We'll come in a bit to Emma's introduction in Ultimate
X-Men. Meanwhile, Emma Frost continues the
"Mind Games" storyline, where the pace is starting to flag
just a touch.
Previously, Emma had met up with Troy and
tried to help him out with his debt repayments. Last
month, they went to a casino and won lots of money at poker
through blatant cheating. This month... well, it's kind
of more of the same. The loan shark points out that
Troy's only repaid the principal and still owes another five
thousand dollars in interest. So they go back to the
casino, fail to win any money (because Emma can't get into the
poker game that night, and mind-reading doesn't help with
games of chance) and disaster looms.
All of this is perfectly solid if rather
unimaginative plotting, but it's feeling a little stretched.

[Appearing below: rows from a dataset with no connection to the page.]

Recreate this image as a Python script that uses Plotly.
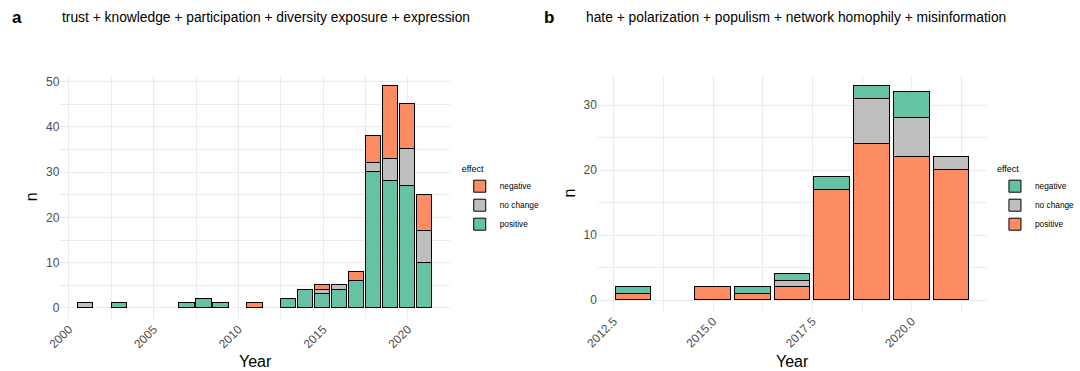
import plotly.graph_objects as go

# ---- data ----
years_a = [2001, 2003, 2007, 2008, 2009, 2011, 2013, 2014, 2015, 2016, 2017, 2018, 2019, 2020, 2021]
positive_a = [0, 1, 1, 2, 1, 0, 2, 4, 3, 4, 6, 30, 28, 27, 10]
nochange_a = [1, 0, 0, 0, 0, 0, 0, 0, 1, 1, 0, 2, 5, 8, 7]
negative_a = [0, 0, 0, 0, 0, 1, 0, 0, 1, 0, 2, 6, 16, 10, 8]

years_b = [2013, 2015, 2016, 2017, 2018, 2019, 2020, 2021]
positive_b = [1, 2, 1, 2, 17, 24, 22, 20]
nochange_b = [0, 0, 0, 1, 0, 7, 6, 2]
negative_b = [1, 0, 1, 1, 2, 2, 4, 0]

title_a = "trust + knowledge + participation + diversity exposure + expression"
title_b = "hate + polarization + populism + network homophily + misinformation"

GREEN = "#66C2A5"
ORANGE = "#FC8D62"
GREY = "#BEBEBE"
FONT = "Liberation Sans, Arial, Helvetica, sans-serif"


def nz(vals):
    return [v if v else None for v in vals]


fig = go.Figure()

for name, vals, col in [("positive", positive_a, GREEN),
                        ("no change", nochange_a, GREY),
                        ("negative", negative_a, ORANGE)]:
    fig.add_trace(go.Bar(x=years_a, y=nz(vals), name=name, width=0.9,
                         marker=dict(color=col, line=dict(color="black", width=1)),
                         xaxis="x", yaxis="y", legend="legend"))

for name, vals, col in [("positive", positive_b, ORANGE),
                        ("no change", nochange_b, GREY),
                        ("negative", negative_b, GREEN)]:
    fig.add_trace(go.Bar(x=years_b, y=nz(vals), name=name, width=0.9,
                         marker=dict(color=col, line=dict(color="black", width=1)),
                         xaxis="x2", yaxis="y2", legend="legend2"))

W, H = 1080, 371
W_EFF = 1064  # effective drawn width observed in the viewer
def px(x):
    return x / W_EFF
def py(y):
    return 1 - y / H

grid = "#EBEBEB"
tickfont = dict(family=FONT, size=12, color="#4D4D4D")

axis_common = dict(showline=False, zeroline=False, ticks="", showgrid=True,
                   gridcolor=grid, gridwidth=1, tickfont=tickfont,
                   automargin=False)

fig.update_layout(
    width=W, height=H, autosize=False,
    margin=dict(l=0, r=0, t=0, b=0),
    paper_bgcolor="white", plot_bgcolor="white",
    barmode="stack", bargap=0,
    font=dict(family=FONT, color="black"),
    xaxis=dict(domain=[px(61.7), px(459.3)], range=[1999.5, 2022.5],
               tickvals=[2000, 2005, 2010, 2015, 2020], tickangle=-45,
               minor=dict(tickvals=[2002.5, 2007.5, 2012.5, 2017.5, 2022.5],
                          showgrid=True, gridcolor=grid, gridwidth=0.6),
               anchor="y", **axis_common),
    yaxis=dict(domain=[py(319), py(75)], range=[-2.45, 51.45],
               tickvals=[0, 10, 20, 30, 40, 50],
               minor=dict(tickvals=[5, 15, 25, 35, 45],
                          showgrid=True, gridcolor=grid, gridwidth=0.6),
               anchor="x", **axis_common),
    xaxis2=dict(domain=[px(610), px(1007)], range=[2012.105, 2021.895],
                tickvals=[2012.5, 2015.0, 2017.5, 2020.0],
                ticktext=["2012.5", "2015.0", "2017.5", "2020.0"], tickangle=-45,
                minor=dict(tickvals=[2013.75, 2016.25, 2018.75, 2021.25],
                           showgrid=True, gridcolor=grid, gridwidth=0.6),
                anchor="y2", **axis_common),
    yaxis2=dict(domain=[py(311), py(75)], range=[-1.65, 34.65],
                tickvals=[0, 10, 20, 30],
                minor=dict(tickvals=[5, 15, 25],
                           showgrid=True, gridcolor=grid, gridwidth=0.6),
                anchor="x2", **axis_common),
    legend=dict(x=px(469), y=py(160), xanchor="left", yanchor="top",
                traceorder="reversed", bgcolor="rgba(0,0,0,0)",
                title=dict(text="effect", font=dict(size=9, family=FONT)),
                font=dict(size=8.3, family=FONT), itemwidth=30,
                tracegroupgap=0),
    legend2=dict(x=px(1015), y=py(160), xanchor="left", yanchor="top",
                 traceorder="reversed", bgcolor="rgba(0,0,0,0)",
                 title=dict(text="effect", font=dict(size=9, family=FONT)),
                 font=dict(size=8.3, family=FONT), itemwidth=30,
                 tracegroupgap=0),
    showlegend=True,
)

annotations = [
    dict(text="<b>a</b>", x=px(10), y=py(18), xanchor="left", yanchor="middle",
         font=dict(size=17, family=FONT)),
    dict(text=title_a, x=px(61), y=py(17), xanchor="left", yanchor="middle",
         font=dict(size=13.8, family=FONT)),
    dict(text="<b>b</b>", x=px(553), y=py(18), xanchor="left", yanchor="middle",
         font=dict(size=17, family=FONT)),
    dict(text=title_b, x=px(596), y=py(17), xanchor="left", yanchor="middle",
         font=dict(size=13.8, family=FONT)),
    dict(text="Year", x=px(260.5), y=py(361), xanchor="center", yanchor="middle",
         font=dict(size=16, family=FONT)),
    dict(text="Year", x=px(808.5), y=py(361), xanchor="center", yanchor="middle",
         font=dict(size=16, family=FONT)),
    dict(text="n", x=px(32), y=py(197), xanchor="center", yanchor="middle",
         textangle=-90, font=dict(size=16, family=FONT)),
    dict(text="n", x=px(580), y=py(193), xanchor="center", yanchor="middle",
         textangle=-90, font=dict(size=16, family=FONT)),
]
for a in annotations:
    a.update(xref="paper", yref="paper", showarrow=False)
fig.update_layout(annotations=annotations)

post = """
document.documentElement.style.overflow='hidden';
document.body.style.margin='0';
document.body.style.overflow='hidden';
"""

fig.write_html("out.html",
               config={"displayModeBar": False, "responsive": False},
               post_script=post)
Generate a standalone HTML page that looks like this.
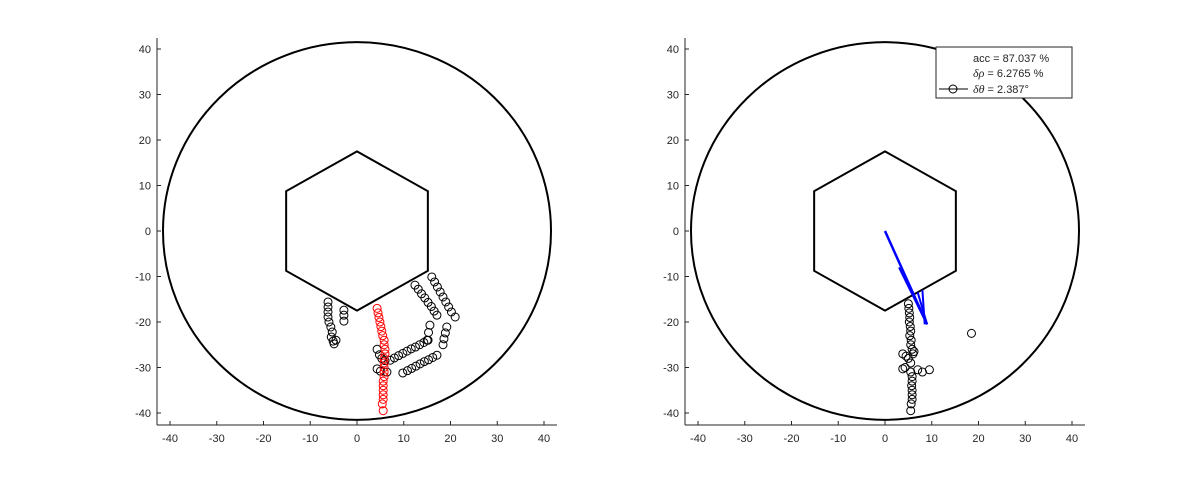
<!DOCTYPE html>
<html><head><meta charset="utf-8"><style>
body{margin:0;background:#fff;}
svg text{font-family:"Liberation Sans",sans-serif;font-size:11px;fill:#262626;}
svg text tspan.g{font-family:"Liberation Serif",serif;font-style:italic;font-size:12px;}
</style></head><body>
<svg id="c" width="1200" height="480" viewBox="0 0 1200 480"></svg>
<script>
const ticks=[-40,-30,-20,-10,0,10,20,30,40];
const redX=[4.3,4.5,4.7,4.9,5.1,5.3,5.5,5.8,5.8,6.0,6.0,5.8,5.8,5.8,5.8,5.8,5.6,5.6,5.6,5.6,5.6,5.4,5.6];
const redY=[-17,-18,-19,-20,-21,-22,-23,-24,-25,-26,-27,-28,-29,-30,-31,-32,-33,-34,-35,-36,-37,-38,-39.5];
const blkX=[-6.2,-6.2,-6.2,-6.2,-6.0,-5.6,-5.3,-5.5,-5.1,-4.9,-4.5,-2.8,-2.8,-2.8,
12.4,13.1,13.8,14.5,15.2,15.9,16.5,17.1,
16,16.6,17.2,17.8,18.4,19,19.6,20.2,21,
19.2,18.9,18.6,18.4,15.6,15.3,15,
15.2,14.3,13.4,12.5,11.6,10.7,9.8,8.9,8,7.1,
17.1,16.2,15.3,14.4,13.5,12.6,11.7,10.8,9.8,
4.3,4.8,5.3,6,4.3,5,6.4];
const blkY=[-15.6,-16.7,-17.8,-18.9,-20,-21.1,-22.2,-23.3,-24.2,-24.8,-24,-17.4,-18.5,-19.8,
-11.9,-12.8,-13.8,-14.7,-15.7,-16.6,-17.6,-18.5,
-10.1,-11.2,-12.3,-13.4,-14.5,-15.6,-16.7,-17.8,-18.9,
-21.1,-22.4,-23.7,-25,-20.7,-22.3,-24,
-24,-24.5,-25,-25.5,-25.9,-26.4,-26.9,-27.4,-27.9,-28.4,
-27.3,-27.8,-28.3,-28.7,-29.2,-29.7,-30.2,-30.7,-31.2,
-26,-27.2,-28,-28.5,-30.3,-30.8,-31];
const rX=[5.0,5.1,5.2,5.3,5.2,5.4,5.5,5.3,5.6,5.5,5.8,6.2,3.8,4.5,5.0,6.0,5.5,4.3,3.8,5.5,7.0,8.0,9.5,5.8,5.8,5.7,5.8,5.8,5.8,5.6,5.5,18.5];
const rY=[-16,-17,-18,-19,-20,-21,-22,-23,-24,-25,-26,-26.5,-27,-27.5,-28,-27,-29,-30,-30.3,-31,-30.5,-31,-30.5,-32,-33,-34,-35,-36,-37,-38,-39.5,-22.5];
const qX0=[0,5.5,7,8,3,4.5,6];
const qY0=[0,-13,-13.5,-13,-8,-11,-14];
const qX1=[9,9,9,8.5,9,9,9];
const qY1=[-20.5,-20.5,-20.5,-20.5,-20.5,-20.5,-20.5];
const NS='http://www.w3.org/2000/svg';
const svg=document.getElementById('c');
function mk(t,a,p){const e=document.createElementNS(NS,t);for(const k in a)e.setAttribute(k,a[k]);(p||svg).appendChild(e);return e;}
function panel(ox,idx){
  const cx=ox+200, sx=4.675, sy=4.55, cy=231;
  const X=v=>cx+v*sx, Y=v=>cy-v*sy;
  const g=mk('g',{});
  
  
  mk('line',{x1:ox,y1:425,x2:ox+400,y2:425,stroke:'#262626'},g);
  mk('line',{x1:ox,y1:425,x2:ox,y2:38,stroke:'#262626'},g);
  ticks.forEach(t=>{
    mk('line',{x1:X(t),y1:425,x2:X(t),y2:421,stroke:'#262626'},g);
    const tx=mk('text',{x:X(t),y:442,'text-anchor':'middle'},g);tx.textContent=t;
    
    
    mk('line',{x1:ox,y1:Y(t),x2:ox+4,y2:Y(t),stroke:'#262626'},g);
    const ty=mk('text',{x:ox-6,y:Y(t)+4,'text-anchor':'end'},g);ty.textContent=t;
    
    
  });
  const c=mk('ellipse',{cx:X(0),cy:Y(0),rx:41.5*sx,ry:41.5*sy,fill:'none',stroke:'#000','stroke-width':2},g);
  
  
  let pts=[];for(let i=0;i<6;i++){const a=Math.PI/2+i*Math.PI/3;pts.push(X(17.5*Math.cos(a))+','+Y(17.5*Math.sin(a)));}
  const h=mk('polygon',{points:pts.join(' '),fill:'none',stroke:'#000','stroke-width':2},g);
  
  
  return {g,X,Y};
}
const L=panel(157,'left');
blkX.forEach((v,i)=>{const e=mk('circle',{cx:L.X(v),cy:L.Y(blkY[i]),r:4,fill:'none',stroke:'#000'},L.g);
  
  });
redX.forEach((v,i)=>{const e=mk('circle',{cx:L.X(v),cy:L.Y(redY[i]),r:4,fill:'none',stroke:'#f00'},L.g);
  
  });
const R=panel(685,'right');
rX.forEach((v,i)=>{const e=mk('circle',{cx:R.X(v),cy:R.Y(rY[i]),r:4,fill:'none',stroke:'#000'},R.g);
  
  });
qX0.forEach((v,i)=>{const e=mk('line',{x1:R.X(v),y1:R.Y(qY0[i]),x2:R.X(qX1[i]),y2:R.Y(qY1[i]),stroke:'#00f','stroke-width':i==0?2.5:2},R.g);
  
  });
const lg=mk('g',{});


mk('rect',{x:936,y:47,width:136,height:51,fill:'#fff',stroke:'#262626'},lg);
mk('line',{x1:939,y1:89,x2:968,y2:89,stroke:'#000'},lg);
mk('circle',{cx:953,cy:89,r:4,fill:'none',stroke:'#000'},lg);
const t1=mk('text',{x:973,y:62},lg);t1.textContent='acc = 87.037 %';


const t2=mk('text',{x:973,y:77},lg);


mk('tspan',{class:'g'},t2).textContent='δρ';
mk('tspan',{},t2).textContent=' = 6.2765 %';
const t3=mk('text',{x:973,y:93},lg);


mk('tspan',{class:'g'},t3).textContent='δθ';
mk('tspan',{},t3).textContent=' = 2.387°';
</script>
</body></html>
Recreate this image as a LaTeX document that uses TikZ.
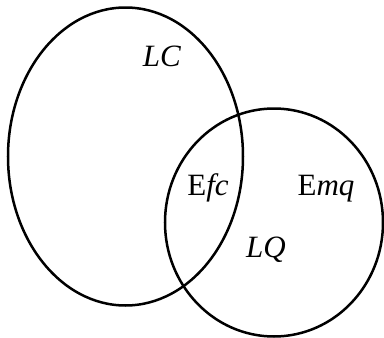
\documentclass[tikz,border=0pt]{standalone}
\usepackage{fontspec}
\setmainfont{Liberation Serif}
\begin{document}
\begin{tikzpicture}[x=1pt,y=-1pt,
  setline/.style={line width=2.5pt},
  lbl/.style={inner sep=0pt, font=\fontsize{31}{35}\selectfont}]
\useasboundingbox (0,0) rectangle (384,338);
\draw[setline] (125.5,156.5) ellipse [x radius=117.5, y radius=149];
\draw[setline] (274,222.5) ellipse [x radius=109, y radius=114];
\node[lbl, anchor=base] (lc) at (162,66) {\textit{LC}};
\node[lbl, anchor=base] (efc) at (208,195) {E\textit{fc}};
\node[lbl, anchor=base] (emq) at (326,195) {E\textit{mq}};
\node[lbl, anchor=base] (lq) at (266,257) {\textit{LQ}};
\end{tikzpicture}
\end{document}
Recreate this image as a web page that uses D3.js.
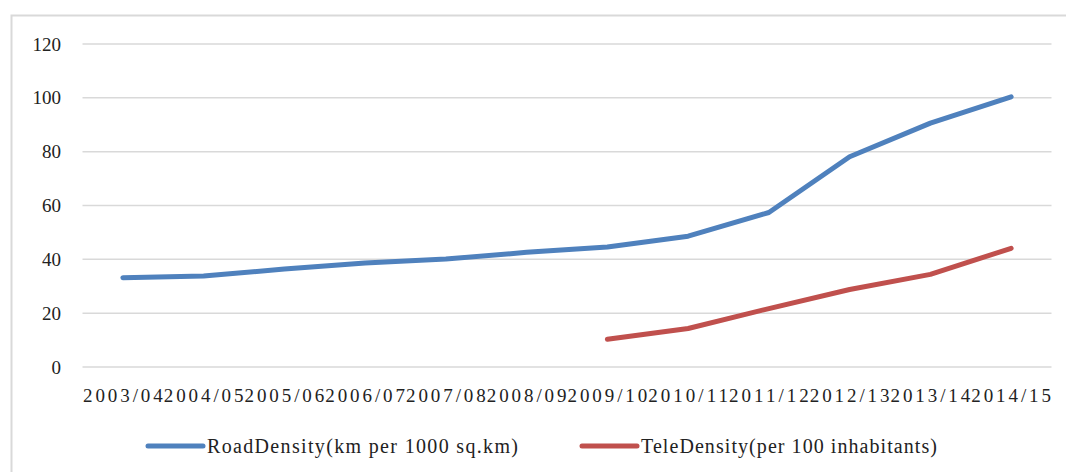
<!DOCTYPE html>
<html>
<head>
<meta charset="utf-8">
<script src="https://cdn.jsdelivr.net/npm/d3@7"></script>
<style>
  html, body { margin: 0; padding: 0; background: #fff; }
  svg { display: block; }
  svg text { font-family: 'Times New Roman', 'Liberation Serif', Tinos, 'DejaVu Serif', serif; fill: #222; }
</style>
</head>
<body>
<svg id="chart" width="1066" height="472"></svg>
<script>
// Fiscal years on the category axis
const years = ["2003/04", "2004/05", "2005/06", "2006/07", "2007/08", "2008/09",
               "2009/10", "2010/11", "2011/12", "2012/13", "2013/14", "2014/15"];

// Road density, km per 1000 sq.km
const roadDensity = [33.2, 33.8, 36.4, 38.6, 40.1, 42.6, 44.6, 48.6, 57.4, 78.1, 90.6, 100.4];

// Tele density, per 100 inhabitants (no data before 2009/10)
const teleDensity = [null, null, null, null, null, null, 10.3, 14.3, 21.7, 28.8, 34.4, 44.1];

const yTicks = [0, 20, 40, 60, 80, 100, 120];

const seriesNames = ["RoadDensity(km per 1000 sq.km)", "TeleDensity(per 100 inhabitants)"];
const seriesColors = ["#4f81bd", "#c0504d"];

const serif = "'Times New Roman', 'Liberation Serif', Tinos, 'DejaVu Serif', serif";

const svg = d3.select("#chart");

// Outer chart frame
svg.append("rect")
  .attr("x", 11.5).attr("y", 15.5)
  .attr("width", 1070).attr("height", 470)
  .attr("fill", "none")
  .attr("stroke", "#d9d9d9")
  .attr("stroke-width", 2);

const plotLeft = 82.5, plotRight = 1051.5, plotTop = 44, plotBottom = 367;

const x = d3.scaleBand().domain(years).range([plotLeft, plotRight]);
const y = d3.scaleLinear().domain([0, 120]).range([plotBottom, plotTop]);

// Horizontal gridlines
svg.append("g")
  .selectAll("line")
  .data(yTicks)
  .join("line")
  .attr("x1", plotLeft).attr("x2", plotRight)
  .attr("y1", d => y(d)).attr("y2", d => y(d))
  .attr("stroke", "#d9d9d9")
  .attr("stroke-width", 1.5);

// Y axis labels
const yAxis = d3.axisLeft(y).tickValues(yTicks).tickSize(0).tickPadding(0);
const gy = svg.append("g").attr("transform", "translate(61,0)").call(yAxis);
gy.attr("font-family", null);
gy.select(".domain").remove();
gy.selectAll("text")
  .style("font-family", serif)
  .style("font-size", "19px")
  .attr("fill", "#222")
  .attr("dy", "0.32em");

// X axis labels
const xAxis = d3.axisBottom(x).tickSize(0).tickPadding(0);
const gx = svg.append("g").attr("transform", `translate(0,${plotBottom})`).call(xAxis);
gx.attr("font-family", null);
gx.select(".domain").remove();
gx.selectAll("text")
  .style("font-family", serif)
  .style("font-size", "19px")
  .attr("fill", "#222")
  .attr("y", 35)
  .attr("dy", 0)
  .attr("textLength", x.bandwidth() - 1)
  .attr("lengthAdjust", "spacing");

// Series lines
const line = d3.line()
  .defined(d => d != null)
  .x((d, i) => x(years[i]) + x.bandwidth() / 2)
  .y(d => y(d));

[roadDensity, teleDensity].forEach((vals, k) => {
  svg.append("path")
    .datum(vals)
    .attr("d", line)
    .attr("fill", "none")
    .attr("stroke", seriesColors[k])
    .attr("stroke-width", 5)
    .attr("stroke-linecap", "round")
    .attr("stroke-linejoin", "round");
});

// Legend
const legendX = [148, 582];
const legendTextWidth = [311, 296];
const legend = svg.append("g");
seriesNames.forEach((name, k) => {
  const g = legend.append("g").attr("transform", `translate(${legendX[k]},446)`);
  g.append("line")
    .attr("x1", 0).attr("x2", 55)
    .attr("y1", 0).attr("y2", 0)
    .attr("stroke", seriesColors[k])
    .attr("stroke-width", 5)
    .attr("stroke-linecap", "round");
  g.append("text")
    .attr("x", 59)
    .attr("y", 7)
    .style("font-family", serif)
    .style("font-size", "20px")
    .attr("textLength", legendTextWidth[k])
    .attr("lengthAdjust", "spacing")
    .text(name);
});
</script>
</body>
</html>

This is a six issue storyline, and while it isn't the worst
offender in terms of gratuitous decompression, the pace is a
bit slack. There are probably wider pacing issues why an
entire issue was felt appropriate for this material, but the
practical effect that not very much seems to be happening.
Effectively, the story's just spend an issue cancelling out
most of what was achieved last month.
Carlo Pagulayan and Dennis Crisostomo
largely manage to hold attention with the art.
Pagulayan's version of Emma naturally doesn't bear a great
deal of resemblance to the established character, but sells
Bollers' take on the character rather well - a somewhat naive
figure with increasingly flexible morals who's starting to
wish that that clot Troy would shut up and stop blithering so
much.
It'll probably read okay in the trade, but
the issue is underwhelming on its own.